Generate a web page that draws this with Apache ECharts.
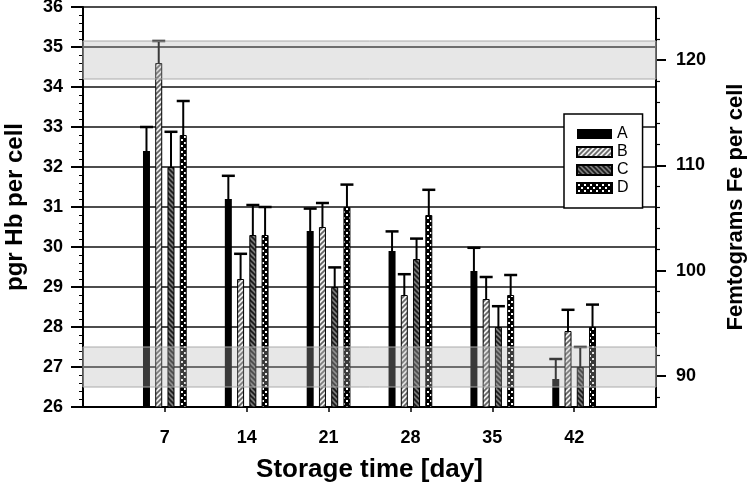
==
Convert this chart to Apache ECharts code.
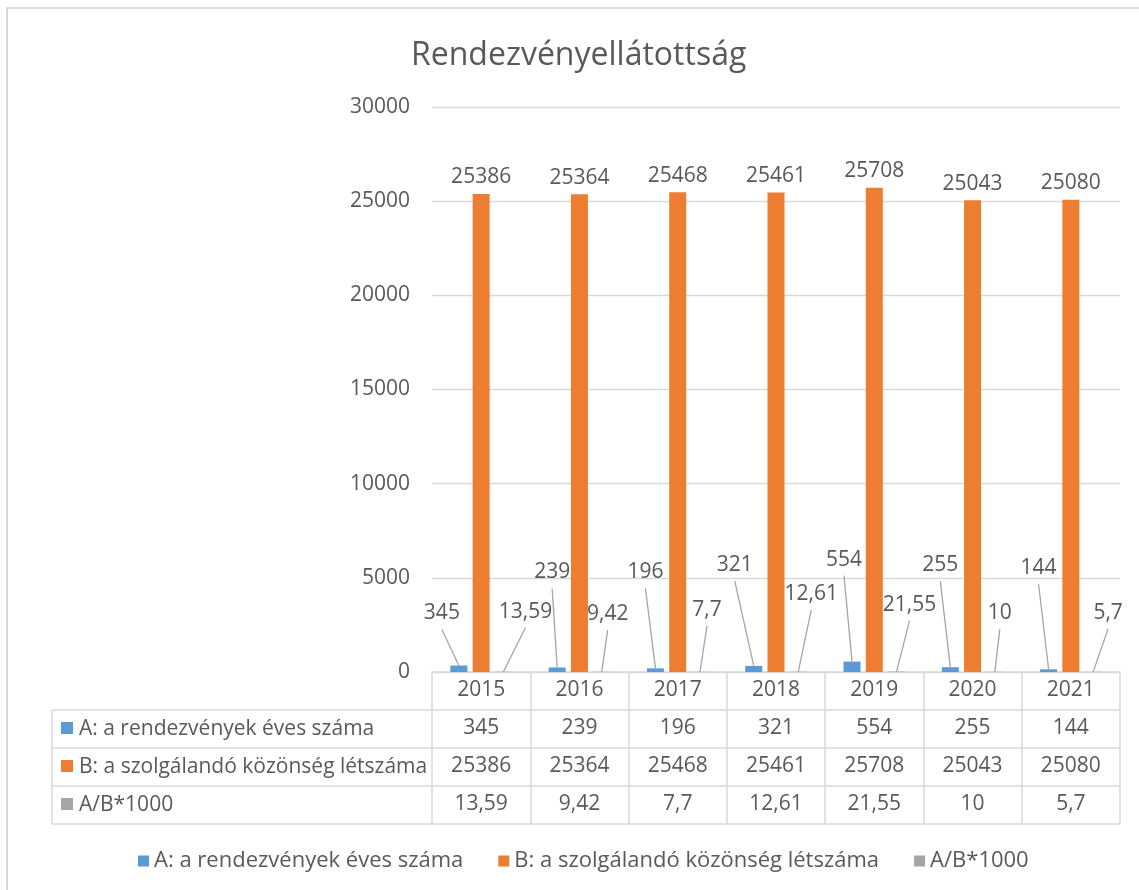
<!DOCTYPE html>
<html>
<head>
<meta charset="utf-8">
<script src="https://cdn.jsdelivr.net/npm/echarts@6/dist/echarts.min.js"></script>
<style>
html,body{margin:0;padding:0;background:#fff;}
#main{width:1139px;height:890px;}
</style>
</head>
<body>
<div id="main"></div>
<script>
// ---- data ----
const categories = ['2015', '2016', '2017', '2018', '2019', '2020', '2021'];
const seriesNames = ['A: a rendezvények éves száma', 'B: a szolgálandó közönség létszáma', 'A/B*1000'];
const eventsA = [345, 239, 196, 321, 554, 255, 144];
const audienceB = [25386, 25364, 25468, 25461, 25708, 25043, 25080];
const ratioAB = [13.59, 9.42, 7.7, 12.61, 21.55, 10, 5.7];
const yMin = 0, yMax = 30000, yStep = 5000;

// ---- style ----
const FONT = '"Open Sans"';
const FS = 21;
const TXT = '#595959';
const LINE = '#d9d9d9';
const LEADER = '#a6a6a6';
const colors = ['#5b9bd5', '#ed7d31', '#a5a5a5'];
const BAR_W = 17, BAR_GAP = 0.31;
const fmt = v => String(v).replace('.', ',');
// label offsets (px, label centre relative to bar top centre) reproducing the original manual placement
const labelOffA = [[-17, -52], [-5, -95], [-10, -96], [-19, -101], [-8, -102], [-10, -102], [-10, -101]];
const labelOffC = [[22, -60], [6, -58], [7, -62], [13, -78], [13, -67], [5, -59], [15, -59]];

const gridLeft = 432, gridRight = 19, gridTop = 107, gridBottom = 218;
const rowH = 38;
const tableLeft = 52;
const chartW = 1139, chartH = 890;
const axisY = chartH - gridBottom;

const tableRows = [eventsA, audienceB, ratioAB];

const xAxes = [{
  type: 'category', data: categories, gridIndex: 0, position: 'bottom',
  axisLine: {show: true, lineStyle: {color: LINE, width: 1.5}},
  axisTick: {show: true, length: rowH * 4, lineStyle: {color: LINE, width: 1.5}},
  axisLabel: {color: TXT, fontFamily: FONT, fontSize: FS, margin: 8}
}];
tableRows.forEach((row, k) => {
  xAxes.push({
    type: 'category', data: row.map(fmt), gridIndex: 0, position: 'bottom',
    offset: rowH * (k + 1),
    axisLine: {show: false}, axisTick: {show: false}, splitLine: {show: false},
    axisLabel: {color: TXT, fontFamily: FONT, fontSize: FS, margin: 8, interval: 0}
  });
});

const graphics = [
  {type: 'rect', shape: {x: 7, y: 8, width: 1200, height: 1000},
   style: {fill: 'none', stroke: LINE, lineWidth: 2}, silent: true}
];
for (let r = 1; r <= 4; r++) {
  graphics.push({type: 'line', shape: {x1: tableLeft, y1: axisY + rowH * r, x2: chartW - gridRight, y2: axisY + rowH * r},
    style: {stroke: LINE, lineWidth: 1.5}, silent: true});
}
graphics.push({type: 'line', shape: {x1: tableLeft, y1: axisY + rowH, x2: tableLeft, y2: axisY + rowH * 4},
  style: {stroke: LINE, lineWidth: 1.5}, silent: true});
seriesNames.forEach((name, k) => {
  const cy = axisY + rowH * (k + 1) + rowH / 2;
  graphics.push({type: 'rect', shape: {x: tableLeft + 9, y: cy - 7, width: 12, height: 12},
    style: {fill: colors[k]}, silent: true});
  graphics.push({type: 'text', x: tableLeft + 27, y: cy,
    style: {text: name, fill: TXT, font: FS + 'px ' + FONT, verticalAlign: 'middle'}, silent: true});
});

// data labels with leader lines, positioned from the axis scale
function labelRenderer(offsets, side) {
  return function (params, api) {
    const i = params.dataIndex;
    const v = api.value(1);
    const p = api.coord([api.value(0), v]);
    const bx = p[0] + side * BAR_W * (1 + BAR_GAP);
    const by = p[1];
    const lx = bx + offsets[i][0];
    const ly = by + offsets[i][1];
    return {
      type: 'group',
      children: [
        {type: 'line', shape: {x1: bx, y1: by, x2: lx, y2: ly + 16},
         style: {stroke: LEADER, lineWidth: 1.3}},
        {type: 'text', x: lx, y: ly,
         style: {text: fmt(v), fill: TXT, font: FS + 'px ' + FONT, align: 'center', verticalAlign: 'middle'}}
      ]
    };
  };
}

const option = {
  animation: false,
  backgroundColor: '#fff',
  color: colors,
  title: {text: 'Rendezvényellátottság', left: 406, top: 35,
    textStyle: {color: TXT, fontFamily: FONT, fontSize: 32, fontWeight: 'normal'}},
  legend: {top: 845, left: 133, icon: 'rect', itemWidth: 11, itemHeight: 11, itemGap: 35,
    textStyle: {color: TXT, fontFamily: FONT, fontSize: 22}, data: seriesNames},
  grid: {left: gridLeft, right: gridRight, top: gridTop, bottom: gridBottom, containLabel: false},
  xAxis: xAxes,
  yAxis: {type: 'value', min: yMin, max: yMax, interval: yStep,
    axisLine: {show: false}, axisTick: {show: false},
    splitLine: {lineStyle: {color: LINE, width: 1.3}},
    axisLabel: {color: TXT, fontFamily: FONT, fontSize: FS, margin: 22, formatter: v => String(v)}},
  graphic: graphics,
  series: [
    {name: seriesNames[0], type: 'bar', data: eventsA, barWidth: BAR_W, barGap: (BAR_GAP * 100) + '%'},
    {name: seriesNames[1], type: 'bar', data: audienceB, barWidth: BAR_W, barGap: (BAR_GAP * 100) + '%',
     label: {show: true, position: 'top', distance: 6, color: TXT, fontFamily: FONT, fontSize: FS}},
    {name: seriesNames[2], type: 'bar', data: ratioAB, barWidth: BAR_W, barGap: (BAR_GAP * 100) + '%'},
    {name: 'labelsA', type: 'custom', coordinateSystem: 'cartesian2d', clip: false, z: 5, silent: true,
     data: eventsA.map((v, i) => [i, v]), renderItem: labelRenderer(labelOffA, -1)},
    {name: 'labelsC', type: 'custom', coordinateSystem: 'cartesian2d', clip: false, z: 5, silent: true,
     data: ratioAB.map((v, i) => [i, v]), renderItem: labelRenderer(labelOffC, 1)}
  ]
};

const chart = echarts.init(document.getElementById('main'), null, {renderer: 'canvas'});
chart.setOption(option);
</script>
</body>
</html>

• **JOB**
Print exactly what appears from the line holding "Convert this chart to Apache ECharts code." down to the line holding "const tableRows = [eventsA, audienceB, ratioAB];", both ends kept, leaving out the pictures.

• **REPLY**
Convert this chart to Apache ECharts code.
<!DOCTYPE html>
<html>
<head>
<meta charset="utf-8">
<script src="https://cdn.jsdelivr.net/npm/echarts@6/dist/echarts.min.js"></script>
<style>
html,body{margin:0;padding:0;background:#fff;}
#main{width:1139px;height:890px;}
</style>
</head>
<body>
<div id="main"></div>
<script>
// ---- data ----
const categories = ['2015', '2016', '2017', '2018', '2019', '2020', '2021'];
const seriesNames = ['A: a rendezvények éves száma', 'B: a szolgálandó közönség létszáma', 'A/B*1000'];
const eventsA = [345, 239, 196, 321, 554, 255, 144];
const audienceB = [25386, 25364, 25468, 25461, 25708, 25043, 25080];
const ratioAB = [13.59, 9.42, 7.7, 12.61, 21.55, 10, 5.7];
const yMin = 0, yMax = 30000, yStep = 5000;

// ---- style ----
const FONT = '"Open Sans"';
const FS = 21;
const TXT = '#595959';
const LINE = '#d9d9d9';
const LEADER = '#a6a6a6';
const colors = ['#5b9bd5', '#ed7d31', '#a5a5a5'];
const BAR_W = 17, BAR_GAP = 0.31;
const fmt = v => String(v).replace('.', ',');
// label offsets (px, label centre relative to bar top centre) reproducing the original manual placement
const labelOffA = [[-17, -52], [-5, -95], [-10, -96], [-19, -101], [-8, -102], [-10, -102], [-10, -101]];
const labelOffC = [[22, -60], [6, -58], [7, -62], [13, -78], [13, -67], [5, -59], [15, -59]];

const gridLeft = 432, gridRight = 19, gridTop = 107, gridBottom = 218;
const rowH = 38;
const tableLeft = 52;
const chartW = 1139, chartH = 890;
const axisY = chartH - gridBottom;

const tableRows = [eventsA, audienceB, ratioAB];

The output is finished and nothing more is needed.